PROMPT: Copy out all lines carrying the word "code".

########################################

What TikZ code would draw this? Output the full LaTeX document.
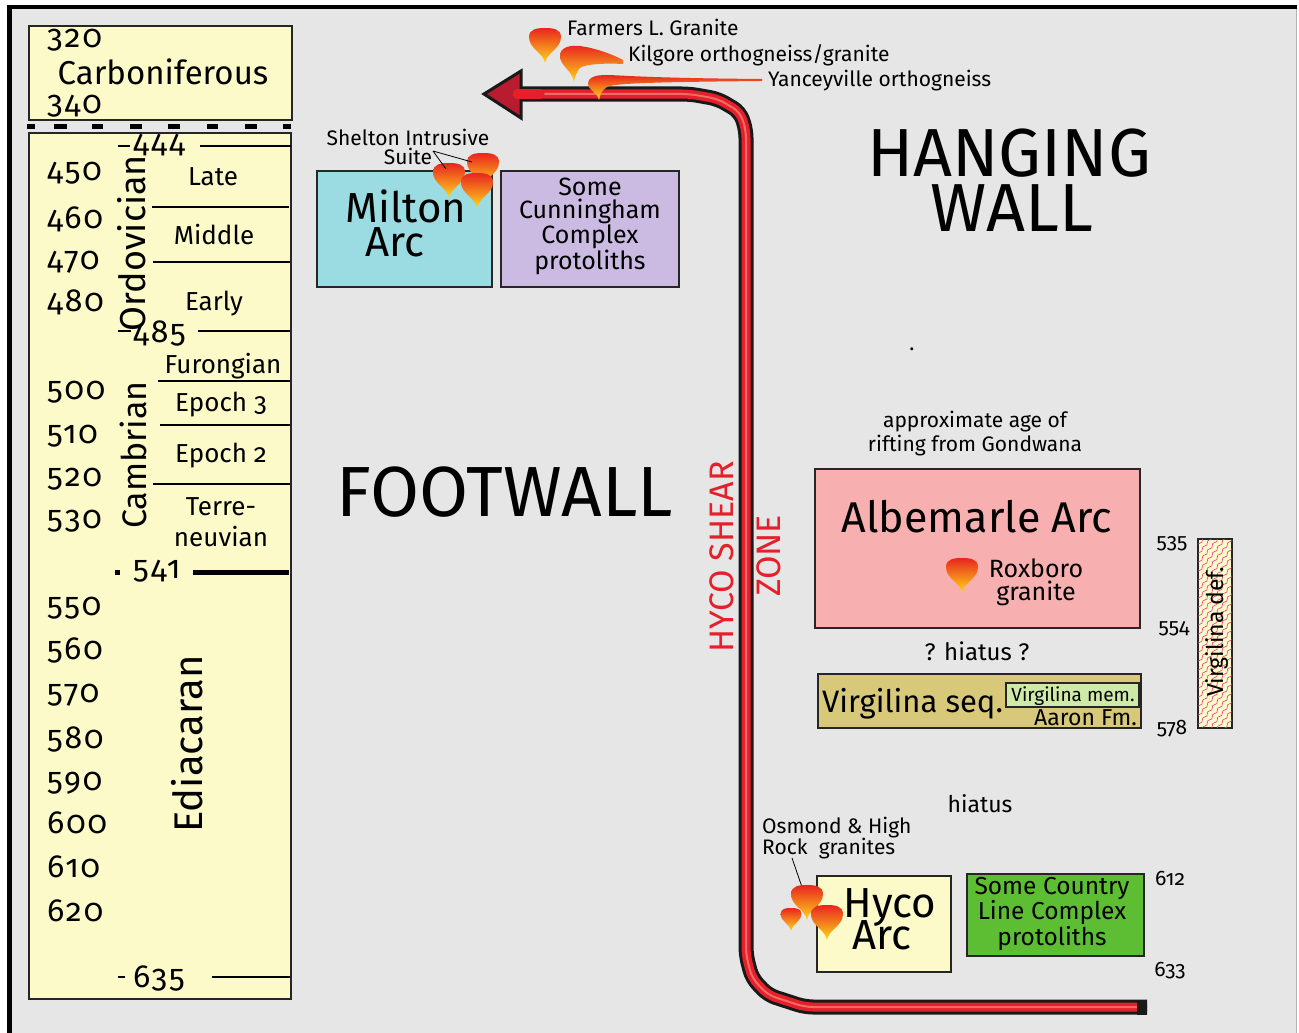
\documentclass[tikz,border=0pt]{standalone}
\usepackage{fontspec}
\setmainfont{Fira Sans}[Numbers=OldStyle]
\newfontfamily\agefont{Fira Sans}[Numbers=OldStyle, LetterSpace=6]
\usepackage{tikz}
\usetikzlibrary{decorations.pathmorphing}

\definecolor{bggray}{HTML}{E6E6E6}
\definecolor{cream}{HTML}{FCFAC8}
\definecolor{miltoncyan}{HTML}{9ADCE2}
\definecolor{lavender}{HTML}{CBBAE2}
\definecolor{albpink}{HTML}{F7AFAF}
\definecolor{khaki}{HTML}{D8C97A}
\definecolor{memgreen}{HTML}{CFEAA8}
\definecolor{clgreen}{HTML}{5DBE34}
\definecolor{shearred}{HTML}{E6202A}
\definecolor{shearlight}{HTML}{F26A66}
\definecolor{headred}{HTML}{B81C2E}
\definecolor{hatchpink}{HTML}{E8368F}
\definecolor{plutonred}{HTML}{E8251F}
\definecolor{plutonorange}{HTML}{F7851E}
\definecolor{plutonyellow}{HTML}{FFD81A}

\newcommand{\fsz}[2]{\fontsize{#1}{#2}\selectfont}

\tikzset{
  plutonfill/.style={top color=plutonred, middle color=plutonorange, bottom color=plutonyellow},
  pics/pluton/.style={code={
    \shade[plutonfill] (0,35) .. controls (-2,24) and (-16,21) .. (-16,9)
      .. controls (-16,1) and (-8,0) .. (0,0) .. controls (8,0) and (16,1) .. (16,9)
      .. controls (16,21) and (2,24) .. (0,35) -- cycle;
  }}
}

\begin{document}
\begin{tikzpicture}[x=1pt, y=-1pt,
  unit/.style={draw=black!85, line width=1.6pt, inner sep=0pt},
  age/.style={anchor=west, inner sep=0pt, font=\agefont\fsz{32}{32}},
  epoch/.style={inner sep=0pt, align=center, font=\fsz{26}{31}},
  period/.style={inner sep=0pt, rotate=90},
  tick/.style={line width=1.2pt},
  note/.style={inner sep=0pt, align=center, font=\fsz{21}{19}},
  arcname/.style={inner sep=0pt, font=\fsz{42}{42}},
  protolith/.style={inner sep=0pt, align=center, font=\fsz{24}{23}},
  big/.style={inner sep=0pt, font=\fsz{71}{71}},
  shearlbl/.style={inner sep=0pt, rotate=90, text=shearred, font=\fsz{34}{34}},
  sideage/.style={inner sep=0pt, font=\fsz{21}{21}},
  hatchline/.style={draw=hatchpink, line width=0.6pt, decorate,
    decoration={snake, amplitude=1pt, segment length=8pt}}]

\useasboundingbox (0,0) rectangle (1299,1033);
\fill[white] (0,0) rectangle (1299,1033);
\fill[bggray] (9,7) rectangle (1296,1033);
\draw[gray!60, line width=0.8pt] (1296,7) -- (1296,1033);
\draw[line width=4.5pt] (9.5,1033) -- (9.5,7) -- (1297,7);

% time scale column
\node[unit, fill=cream, minimum width=263, minimum height=94] (carbbox) at (160.5,73) {};
\node[unit, fill=cream, minimum width=262, minimum height=866] (column) at (160,566) {};
\foreach \x/\w in {27/8,54/13,92/11,130/12,168/12,207/11,245/12,283/8}
  \fill (\x,123.5) rectangle ++(\w,5);

\node[age] (a320) at (47,40) {320};
\node[inner sep=0pt, font=\fsz{33}{33}] (carb) at (163,72) {Carboniferous};
\node[age] (a340) at (47,106) {340};

\foreach \a/\y in {450/173, 460/219, 470/262, 480/302, 500/392, 510/436, 520/479, 530/521,
                   550/608, 560/651, 570/695, 580/740, 590/783, 600/823, 610/867, 620/911}
  \node[age] (a\a) at (47,\y) {\a};

\node[age] (a444) at (133,145) {444};
\node[age] (a485) at (133,334) {485};
\node[age] (a541) at (133,571) {541};
\node[age] (a635) at (133,978) {635};

\draw[tick] (118,146) -- (130,146) (200,146) -- (291,146);
\draw[tick] (152,207) -- (289,207);
\draw[tick] (153,262) -- (290,262);
\draw[tick] (118,331) -- (131,331) (198,331) -- (290,331);
\draw[tick] (158,381) -- (290,381);
\draw[tick] (160,425) -- (290,425);
\draw[tick] (153,484) -- (290,484);
\draw[line width=5pt] (115,572) -- (120,572) (193,572) -- (289,572);
\draw[tick] (118,977) -- (125,977) (212,977) -- (290,977);

\foreach \t/\x/\y in {Late/213/177, Middle/214/235, Early/214/304,
                      Furongian/223/366, Epoch 3/221/405, Epoch 2/221/456}
  \node[epoch] (ep\y) at (\x,\y) {\t};
\node[epoch] (terre) at (221,522) {Terre-\\neuvian};

\node[period, font=\fsz{36}{36}] (ordo) at (132,243) {Ordovician};
\node[period, font=\fsz{34}{34}] (camb) at (133,455) {Cambrian};
\node[period, font=\fsz{40}{40}] (edia) at (187,744) {Ediacaran};

% footwall units
\node[unit, fill=miltoncyan, minimum width=175, minimum height=116] (milton) at (404.5,229) {};
\node[arcname, anchor=base] (miltonlbl) at (406,222) {Milton};
\node[arcname, anchor=base] (miltonarc) at (395,256) {Arc};
\node[unit, fill=lavender, minimum width=178, minimum height=116] (cunning) at (590,229) {};
\node[protolith, font=\fsz{25}{23}] (cunninglbl) at (590,226) {Some\\Cunningham\\Complex\\protoliths};

\node[note] (shelton) at (408,147) {Shelton Intrusive\\Suite};
\coordinate (suitetip) at (433,151);
\coordinate (shA) at (446,169);
\coordinate (shB) at (472,162);

\node[big] (foot) at (505,492) {FOOTWALL};
\node[big, anchor=base, font=\fsz{68}{68}] (hang) at (1009,176) {HANGING};
\node[big, anchor=base, font=\fsz{68}{68}] (wall) at (1012,231) {WALL};
\node[note] (dot) at (912,349) {.};

% hyco shear zone
\foreach \w/\c in {15/black!90, 9/shearred, 2/shearlight}
  \draw[line width=\w pt, \c, rounded corners=8pt]
    (1147,1007) -- (805,1007) -- (768,995) -- (752,978) -- (746,955) -- (746,130)
    -- (740,112) -- (718,99) -- (690,94) -- (521,94);
\fill[black!90] (1137,999.5) rectangle (1147,1014.5);
\draw[line width=3pt, black!90, fill=headred, line join=miter] (484,94) -- (521,71) -- (521,118) -- cycle;
\draw[line width=9pt, shearred, line cap=round] (540,94) -- (517,94);

\node[shearlbl] (hyco) at (722,557) {HYCO SHEAR};
\node[shearlbl] (zone) at (769,556) {ZONE};

% plutons
\pic at (449,163) {pluton};
\pic at (483,153) {pluton};
\pic at (477,173) {pluton};
\draw[line width=0.8pt] (suitetip) -- (shA) (suitetip) -- (shB);

\pic at (545,28) {pluton};
\shade[plutonfill] (574,82) .. controls (572,70) and (560,66) .. (560,56)
  .. controls (560,47) and (570,45) .. (580,46) .. controls (595,48) and (612,54) .. (623,60)
  -- (623,64) .. controls (605,63) and (585,64) .. (580,68)
  .. controls (577,71) and (575,76) .. (574,82) -- cycle;
\shade[plutonfill] (599,100) .. controls (597,92) and (588,90) .. (588,84)
  .. controls (588,77) and (596,75) .. (606,75) .. controls (620,75) and (640,78) .. (762,79)
  -- (762,81) .. controls (660,82) and (615,83) .. (607,87)
  .. controls (602,90) and (600,95) .. (599,100) -- cycle;
\node[note, anchor=west] (farmers) at (567,27) {Farmers L. Granite};
\node[note, anchor=west] (kilgore) at (628,55) {Kilgore orthogneiss/granite};
\node[note, anchor=west] (yancey) at (768,81) {Yanceyville orthogneiss};

% hanging wall units
\node[note, font=\fsz{21}{24}] (rift) at (975,434) {approximate age of\\rifting from Gondwana};
\node[unit, fill=albpink, minimum width=325, minimum height=159] (albemarle) at (977.5,548.5) {};
\node[inner sep=0pt, font=\fsz{43}{43}] (albemarlelbl) at (977,517) {Albemarle Arc};
\pic at (962,558) {pluton};
\node[protolith, font=\fsz{25}{23}] (roxboro) at (1036,582) {Roxboro\\granite};
\node[inner sep=0pt, font=\fsz{24}{24}] (hiatusq) at (977,651) {? hiatus ?};

\node[unit, fill=khaki, minimum width=323, minimum height=54] (virgseq) at (979.5,701) {};
\node[inner sep=0pt, anchor=base west, font=\fsz{31}{31}] (virgseqlbl) at (822,712) {Virgilina seq.};
\node[unit, fill=memgreen, line width=1.2pt, minimum width=133, minimum height=24] (virgmem) at (1072.5,695) {};
\node[inner sep=0pt, anchor=base, font=\fsz{19}{19}] (virgmemlbl) at (1073,701) {Virgilina mem.};
\node[inner sep=0pt, anchor=base east, font=\fsz{23}{23}] (aaron) at (1137,725) {Aaron Fm.};

\node[unit, fill=cream, line width=1.2pt, minimum width=34, minimum height=189] (virgdef) at (1215,633.5) {};
\begin{scope}
  \clip (virgdef.south west) rectangle (virgdef.north east);
  \foreach \k in {0,...,28}
    \draw[hatchline] (1192,535+\k*9) -- ++(48,-60);
\end{scope}
\draw[line width=1.2pt, black!85] (virgdef.south west) rectangle (virgdef.north east);
\node[period, anchor=base, font=\fsz{23}{23}] (virgdeflbl) at (1223,632) {Virgilina def.};

\node[sideage] (s535) at (1172,544) {535};
\node[sideage] (s554) at (1174,629) {554};
\node[sideage] (s578) at (1172,729) {578};
\node[sideage] (s612) at (1170,878) {612};
\node[sideage] (s633) at (1170,971) {633};

\node[inner sep=0pt, font=\fsz{23}{23}] (hiatus) at (980,804) {hiatus};

\node[note, align=left, anchor=west] (osmond) at (762,838) {Osmond \& High\\Rock\ \ granites};
\coordinate (osmtip) at (792,858);
\coordinate (osmpl) at (803,890);
\draw[line width=0.8pt] (osmtip) -- (osmpl);
\node[unit, fill=cream, minimum width=134, minimum height=96] (hycoarc) at (884,924) {};
\pic at (807,885) {pluton};
\pic[scale=0.65] at (791,908) {pluton};
\pic at (827,905) {pluton};
\node[arcname, anchor=base] (hycolbl) at (890,917) {Hyco};
\node[arcname, anchor=base] (hycoarclbl) at (882,949) {Arc};
\node[unit, fill=clgreen, minimum width=177, minimum height=82] (cline) at (1055.5,915) {};
\node[protolith, font=\fsz{24.5}{22.5}] (clinelbl) at (1052,914) {Some Country\\Line Complex\\protoliths};
\end{tikzpicture}
\end{document}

########################################

REPLY:
What TikZ code would draw this? Output the full LaTeX document.
  pics/pluton/.style={code={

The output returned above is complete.